Dabei entfaltet Isaac Rosa mit sichtlicher Lust ein Inventar: in der Bestandsaufnahme von Gegenständen (die leergeräumte Wohnung), von Erinnerungen, Gefühlsschichten und -varianten, narrativen oder imaginären Möglichkeiten.
Dieses Prinzip der Reihung hat etwas Barockes in seiner Sprachmächtigkeit und der Freude daran, auch einen Metacharakter: Der Text stellt beiläufig seine Gemachtheit aus, im Einzelnen (der Auffächerung von Formulierungen und gedanklichen Optionen, die mich bei aller inhaltlichen Distanz an Javier Marías erinnert) und im Ganzen, wo das Inventar ins Komische kippt: "[Das Begehren kam] nicht nur nachts, es kam auch, wenn ich dir in der Wohnung begegnete, ich sah dich beim Kochen oder beim Anziehen oder lesend auf dem Sofa, und die Erinnerung schloss sich zu Störsignalen kurz, ein Aufblitzen stroboskopischer Bilder, so alt wie sicherlich vergrößert, wir, die es wie wild auf jeder Oberfläche der Wohnung trieben, auf der Arbeitsplatte, dem Tisch, in der Dusche, auf dem Sofa, dem Boden, den Wänden, Fenstern und, wenn du mich fragst, auch an den Decken" (S. 87).
Überwiegend jedoch dient die – bei allem Ausschweifen äußerst präzise Sprache – einer schonungslosen Betrachtung dessen, was Antonio und Ángela erlebt haben.
Dies adäquat zu übersetzen, ist anspruchsvoll, man wird einen langen Atem haben müssen, nicht zuletzt beim Durchqueren der Bleiwüsten, die ja dann auch eine leserfreundliche Syntax benötigen.

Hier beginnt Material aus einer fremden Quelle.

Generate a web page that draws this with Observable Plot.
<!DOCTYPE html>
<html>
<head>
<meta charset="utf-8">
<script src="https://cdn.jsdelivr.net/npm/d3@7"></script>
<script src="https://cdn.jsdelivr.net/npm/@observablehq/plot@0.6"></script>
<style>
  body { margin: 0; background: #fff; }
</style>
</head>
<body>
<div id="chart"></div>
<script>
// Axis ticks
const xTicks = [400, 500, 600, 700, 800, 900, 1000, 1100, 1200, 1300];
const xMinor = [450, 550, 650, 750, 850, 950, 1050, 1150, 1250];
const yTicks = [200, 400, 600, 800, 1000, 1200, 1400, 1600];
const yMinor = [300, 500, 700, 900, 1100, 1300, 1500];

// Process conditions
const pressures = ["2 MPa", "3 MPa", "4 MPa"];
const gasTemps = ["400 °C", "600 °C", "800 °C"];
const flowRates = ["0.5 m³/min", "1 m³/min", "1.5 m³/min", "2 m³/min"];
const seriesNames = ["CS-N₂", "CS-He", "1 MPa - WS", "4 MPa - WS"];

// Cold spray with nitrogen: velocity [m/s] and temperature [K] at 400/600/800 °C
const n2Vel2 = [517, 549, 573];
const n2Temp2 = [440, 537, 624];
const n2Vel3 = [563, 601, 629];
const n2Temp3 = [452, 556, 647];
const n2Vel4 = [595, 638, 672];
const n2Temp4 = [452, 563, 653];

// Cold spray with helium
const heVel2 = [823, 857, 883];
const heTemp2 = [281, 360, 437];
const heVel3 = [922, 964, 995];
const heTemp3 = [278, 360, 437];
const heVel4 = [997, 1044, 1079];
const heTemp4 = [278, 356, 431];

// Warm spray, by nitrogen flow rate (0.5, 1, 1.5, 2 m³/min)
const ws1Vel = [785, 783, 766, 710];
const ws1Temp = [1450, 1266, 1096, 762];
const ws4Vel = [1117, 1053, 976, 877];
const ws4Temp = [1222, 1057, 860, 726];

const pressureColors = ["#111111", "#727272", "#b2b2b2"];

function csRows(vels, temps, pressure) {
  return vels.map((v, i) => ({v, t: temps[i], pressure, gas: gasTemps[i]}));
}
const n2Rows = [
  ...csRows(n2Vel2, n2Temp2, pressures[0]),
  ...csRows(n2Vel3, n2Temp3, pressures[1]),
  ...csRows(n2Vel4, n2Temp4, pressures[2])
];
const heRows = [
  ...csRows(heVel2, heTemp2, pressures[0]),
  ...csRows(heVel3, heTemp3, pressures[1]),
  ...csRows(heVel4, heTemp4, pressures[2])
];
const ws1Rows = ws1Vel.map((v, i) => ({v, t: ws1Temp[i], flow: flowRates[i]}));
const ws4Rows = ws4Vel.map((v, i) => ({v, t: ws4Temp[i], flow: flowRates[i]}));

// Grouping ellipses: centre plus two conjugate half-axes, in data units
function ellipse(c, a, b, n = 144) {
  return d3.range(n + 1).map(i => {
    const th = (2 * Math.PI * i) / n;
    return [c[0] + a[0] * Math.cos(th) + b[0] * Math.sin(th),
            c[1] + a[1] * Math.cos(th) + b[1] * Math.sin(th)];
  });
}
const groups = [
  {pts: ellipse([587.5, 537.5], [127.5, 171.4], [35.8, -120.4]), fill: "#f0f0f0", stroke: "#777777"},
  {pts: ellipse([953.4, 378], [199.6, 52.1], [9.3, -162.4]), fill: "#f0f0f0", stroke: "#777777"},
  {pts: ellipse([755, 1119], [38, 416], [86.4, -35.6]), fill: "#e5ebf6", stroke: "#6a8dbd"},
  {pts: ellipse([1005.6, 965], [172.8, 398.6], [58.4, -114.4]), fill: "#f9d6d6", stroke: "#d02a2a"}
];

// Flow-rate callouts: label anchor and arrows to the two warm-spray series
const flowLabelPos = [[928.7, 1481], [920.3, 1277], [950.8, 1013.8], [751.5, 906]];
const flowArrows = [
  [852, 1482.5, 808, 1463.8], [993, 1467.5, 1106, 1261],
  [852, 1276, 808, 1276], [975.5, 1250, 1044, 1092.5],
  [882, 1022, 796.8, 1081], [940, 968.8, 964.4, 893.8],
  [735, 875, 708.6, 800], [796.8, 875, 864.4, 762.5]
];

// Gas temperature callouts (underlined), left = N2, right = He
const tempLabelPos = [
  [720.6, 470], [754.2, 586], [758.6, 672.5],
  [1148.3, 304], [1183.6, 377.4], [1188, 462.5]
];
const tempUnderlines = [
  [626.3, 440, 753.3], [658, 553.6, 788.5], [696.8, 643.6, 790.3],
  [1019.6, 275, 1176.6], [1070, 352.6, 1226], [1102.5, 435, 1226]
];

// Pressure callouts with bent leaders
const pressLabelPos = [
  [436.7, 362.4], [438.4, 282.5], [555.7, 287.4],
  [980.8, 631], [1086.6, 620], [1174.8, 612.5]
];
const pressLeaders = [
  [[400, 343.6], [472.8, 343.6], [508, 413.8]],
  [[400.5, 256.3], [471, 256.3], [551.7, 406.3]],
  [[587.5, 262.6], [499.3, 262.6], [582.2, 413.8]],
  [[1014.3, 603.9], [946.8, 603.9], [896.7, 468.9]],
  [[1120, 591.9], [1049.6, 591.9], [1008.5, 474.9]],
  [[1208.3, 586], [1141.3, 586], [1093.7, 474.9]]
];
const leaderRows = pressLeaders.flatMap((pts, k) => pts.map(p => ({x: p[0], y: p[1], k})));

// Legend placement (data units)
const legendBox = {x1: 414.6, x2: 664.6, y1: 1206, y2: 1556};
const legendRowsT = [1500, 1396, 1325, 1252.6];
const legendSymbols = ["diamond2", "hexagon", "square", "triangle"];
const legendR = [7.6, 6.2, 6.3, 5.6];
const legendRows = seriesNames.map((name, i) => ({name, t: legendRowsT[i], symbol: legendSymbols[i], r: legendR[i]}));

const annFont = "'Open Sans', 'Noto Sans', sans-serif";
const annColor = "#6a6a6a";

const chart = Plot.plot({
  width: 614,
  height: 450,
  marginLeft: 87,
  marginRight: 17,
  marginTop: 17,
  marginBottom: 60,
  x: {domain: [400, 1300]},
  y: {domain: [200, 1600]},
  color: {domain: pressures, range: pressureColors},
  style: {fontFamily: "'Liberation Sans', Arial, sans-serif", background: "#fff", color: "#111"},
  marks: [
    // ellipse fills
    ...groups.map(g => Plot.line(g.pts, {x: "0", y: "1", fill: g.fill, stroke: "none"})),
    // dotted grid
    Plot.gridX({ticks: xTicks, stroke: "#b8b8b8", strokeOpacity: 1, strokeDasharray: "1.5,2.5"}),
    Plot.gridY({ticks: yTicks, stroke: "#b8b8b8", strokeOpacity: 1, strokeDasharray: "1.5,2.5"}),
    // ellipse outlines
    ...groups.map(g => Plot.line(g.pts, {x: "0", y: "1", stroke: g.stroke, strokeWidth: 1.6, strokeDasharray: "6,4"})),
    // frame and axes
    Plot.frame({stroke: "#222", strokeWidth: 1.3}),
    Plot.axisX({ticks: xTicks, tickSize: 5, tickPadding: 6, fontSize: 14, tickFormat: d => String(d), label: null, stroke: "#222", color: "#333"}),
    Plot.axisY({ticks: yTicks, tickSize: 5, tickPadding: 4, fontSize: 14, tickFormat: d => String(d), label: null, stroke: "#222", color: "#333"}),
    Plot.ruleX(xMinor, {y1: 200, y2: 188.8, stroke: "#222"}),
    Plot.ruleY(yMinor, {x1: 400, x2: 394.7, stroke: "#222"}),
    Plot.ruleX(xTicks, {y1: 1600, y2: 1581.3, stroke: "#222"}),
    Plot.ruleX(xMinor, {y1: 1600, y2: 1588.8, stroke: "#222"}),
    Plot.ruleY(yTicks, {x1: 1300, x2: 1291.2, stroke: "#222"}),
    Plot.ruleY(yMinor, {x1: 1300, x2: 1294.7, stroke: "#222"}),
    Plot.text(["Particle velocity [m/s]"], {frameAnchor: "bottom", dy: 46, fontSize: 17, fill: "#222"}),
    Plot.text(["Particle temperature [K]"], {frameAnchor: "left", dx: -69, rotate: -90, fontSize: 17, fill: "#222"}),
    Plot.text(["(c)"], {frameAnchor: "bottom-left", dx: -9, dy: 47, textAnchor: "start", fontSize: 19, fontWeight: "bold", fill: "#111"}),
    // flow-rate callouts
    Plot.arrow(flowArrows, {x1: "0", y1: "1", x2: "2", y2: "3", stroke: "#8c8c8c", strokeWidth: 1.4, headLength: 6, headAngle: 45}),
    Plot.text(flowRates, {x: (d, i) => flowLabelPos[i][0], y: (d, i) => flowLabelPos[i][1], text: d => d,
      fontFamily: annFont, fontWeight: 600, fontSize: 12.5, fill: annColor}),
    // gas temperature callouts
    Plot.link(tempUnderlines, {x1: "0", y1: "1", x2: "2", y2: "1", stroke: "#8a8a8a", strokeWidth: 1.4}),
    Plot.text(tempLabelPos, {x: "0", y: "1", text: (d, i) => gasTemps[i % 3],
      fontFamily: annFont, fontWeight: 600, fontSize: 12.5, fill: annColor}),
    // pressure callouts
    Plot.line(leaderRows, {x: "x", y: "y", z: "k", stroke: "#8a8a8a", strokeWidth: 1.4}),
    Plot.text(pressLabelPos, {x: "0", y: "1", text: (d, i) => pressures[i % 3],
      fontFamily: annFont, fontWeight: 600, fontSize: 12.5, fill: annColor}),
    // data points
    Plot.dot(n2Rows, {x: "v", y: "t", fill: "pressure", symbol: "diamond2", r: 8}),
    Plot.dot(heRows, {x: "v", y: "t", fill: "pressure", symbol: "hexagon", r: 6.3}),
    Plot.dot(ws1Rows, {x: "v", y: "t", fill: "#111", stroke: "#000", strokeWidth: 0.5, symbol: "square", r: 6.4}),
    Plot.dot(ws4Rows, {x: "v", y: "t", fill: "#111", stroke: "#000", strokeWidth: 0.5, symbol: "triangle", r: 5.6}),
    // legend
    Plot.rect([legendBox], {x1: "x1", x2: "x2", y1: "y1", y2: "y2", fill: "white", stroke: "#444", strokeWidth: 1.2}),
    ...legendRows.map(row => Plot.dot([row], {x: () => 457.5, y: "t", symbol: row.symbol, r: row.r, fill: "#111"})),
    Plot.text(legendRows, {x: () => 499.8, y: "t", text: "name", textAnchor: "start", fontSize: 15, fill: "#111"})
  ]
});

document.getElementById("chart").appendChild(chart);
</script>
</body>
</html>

Die Rede- und Themenvielfalt in ihrer ganzen Differenziertheit zu bergen, erfordert Aufmerksamkeit und ein konsequentes Herausarbeiten von Nuancen.
Bewertung und Empfehlung
Feliz final ist eine sprachlich und gedanklich wuchtige Auseinandersetzung mit Fragen von Partnerschaft und Liebe, bis in die politischen Dimensionen des Privaten hinein und darin hochaktuell (mit Stichwörtern wie Selbstoptimierung, prekäre Arbeitsverhältnisse, Sehnsucht nach einem authentischen, womöglich naturnahen Leben gerade für die Kinder). Isaac Rosa lässt dabei eine große emotionale Bandbreite zu, stößt die Gefühle, die er zur Aufführung bringt, auch beim Leser an.

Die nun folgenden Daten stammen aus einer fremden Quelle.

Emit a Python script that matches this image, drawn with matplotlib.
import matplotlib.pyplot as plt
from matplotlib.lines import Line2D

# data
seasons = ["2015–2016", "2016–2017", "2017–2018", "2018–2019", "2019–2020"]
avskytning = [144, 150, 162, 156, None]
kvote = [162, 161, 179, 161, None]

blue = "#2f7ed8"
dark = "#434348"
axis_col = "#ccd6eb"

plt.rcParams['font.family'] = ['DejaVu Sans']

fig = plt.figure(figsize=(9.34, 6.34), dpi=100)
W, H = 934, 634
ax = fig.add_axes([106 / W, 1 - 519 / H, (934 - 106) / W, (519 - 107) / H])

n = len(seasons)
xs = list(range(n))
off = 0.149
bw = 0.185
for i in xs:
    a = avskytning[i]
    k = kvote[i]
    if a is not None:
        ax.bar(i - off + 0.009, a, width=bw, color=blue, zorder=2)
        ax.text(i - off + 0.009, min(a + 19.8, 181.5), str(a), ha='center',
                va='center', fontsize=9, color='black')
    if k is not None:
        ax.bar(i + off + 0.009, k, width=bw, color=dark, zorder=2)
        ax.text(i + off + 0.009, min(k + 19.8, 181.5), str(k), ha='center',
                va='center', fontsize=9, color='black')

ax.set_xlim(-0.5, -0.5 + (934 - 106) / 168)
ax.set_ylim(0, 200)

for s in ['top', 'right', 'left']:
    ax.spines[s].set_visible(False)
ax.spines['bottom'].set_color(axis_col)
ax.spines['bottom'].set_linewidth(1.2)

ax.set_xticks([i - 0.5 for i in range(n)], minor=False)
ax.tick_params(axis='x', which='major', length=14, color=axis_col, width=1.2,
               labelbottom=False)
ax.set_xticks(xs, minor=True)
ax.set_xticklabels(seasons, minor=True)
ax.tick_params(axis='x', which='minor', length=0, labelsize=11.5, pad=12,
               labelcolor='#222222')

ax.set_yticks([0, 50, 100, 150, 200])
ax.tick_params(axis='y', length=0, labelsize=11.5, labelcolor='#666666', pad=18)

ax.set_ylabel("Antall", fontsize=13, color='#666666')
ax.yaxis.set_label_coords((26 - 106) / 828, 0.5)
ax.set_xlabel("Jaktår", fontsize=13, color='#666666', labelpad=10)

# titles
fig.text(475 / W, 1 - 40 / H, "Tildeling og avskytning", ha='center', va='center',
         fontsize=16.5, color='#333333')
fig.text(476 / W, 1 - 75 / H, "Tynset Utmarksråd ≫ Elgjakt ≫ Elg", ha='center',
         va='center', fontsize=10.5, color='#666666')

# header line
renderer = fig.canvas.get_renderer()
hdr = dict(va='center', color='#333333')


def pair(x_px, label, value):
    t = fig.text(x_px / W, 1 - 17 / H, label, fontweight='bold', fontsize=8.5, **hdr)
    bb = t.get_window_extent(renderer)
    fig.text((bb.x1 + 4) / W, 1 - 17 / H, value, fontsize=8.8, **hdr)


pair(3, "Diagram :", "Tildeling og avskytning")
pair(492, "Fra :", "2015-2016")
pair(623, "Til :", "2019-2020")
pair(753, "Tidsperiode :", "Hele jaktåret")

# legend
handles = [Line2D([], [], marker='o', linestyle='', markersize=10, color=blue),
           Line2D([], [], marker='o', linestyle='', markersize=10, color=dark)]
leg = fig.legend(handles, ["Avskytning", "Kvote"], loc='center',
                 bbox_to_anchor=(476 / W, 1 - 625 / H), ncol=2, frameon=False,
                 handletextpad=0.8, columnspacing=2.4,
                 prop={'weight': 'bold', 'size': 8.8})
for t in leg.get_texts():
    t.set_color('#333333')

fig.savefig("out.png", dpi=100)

Das finde ich umso überzeugender, als keine klischeehafte Rollenverteilung mit entsprechenden Identifikationslinien vorliegt. Mir persönlich sagt das Erleben Ángelas in manchen Punkten mehr als das Antonios. Vor allem aber fasziniert mich das Gesamtbild, die Anschaulichkeit und Nachvollziehbarkeit der Erfahrungen beider und wie sie in Dialog treten.
Dieses Buch, diese Figuren glühen und nehmen sich Zeit – dreizehn fiktive Jahre und dreihundert dichteste Seiten Rückschau –, um kühl und erneut glühend zu erfassen, was sie für ein Spiel spielen, wie lächerlich ihr Ernst ist und wie kühn und wie am Ende ihnen immer noch ernst.
Das lässt nicht kalt, mag je nach eigenen Erfahrungen schwierig zu ertragen zu sein, aber einträglich, wenn man sich darauf einlässt. Unbedingte Empfehlung.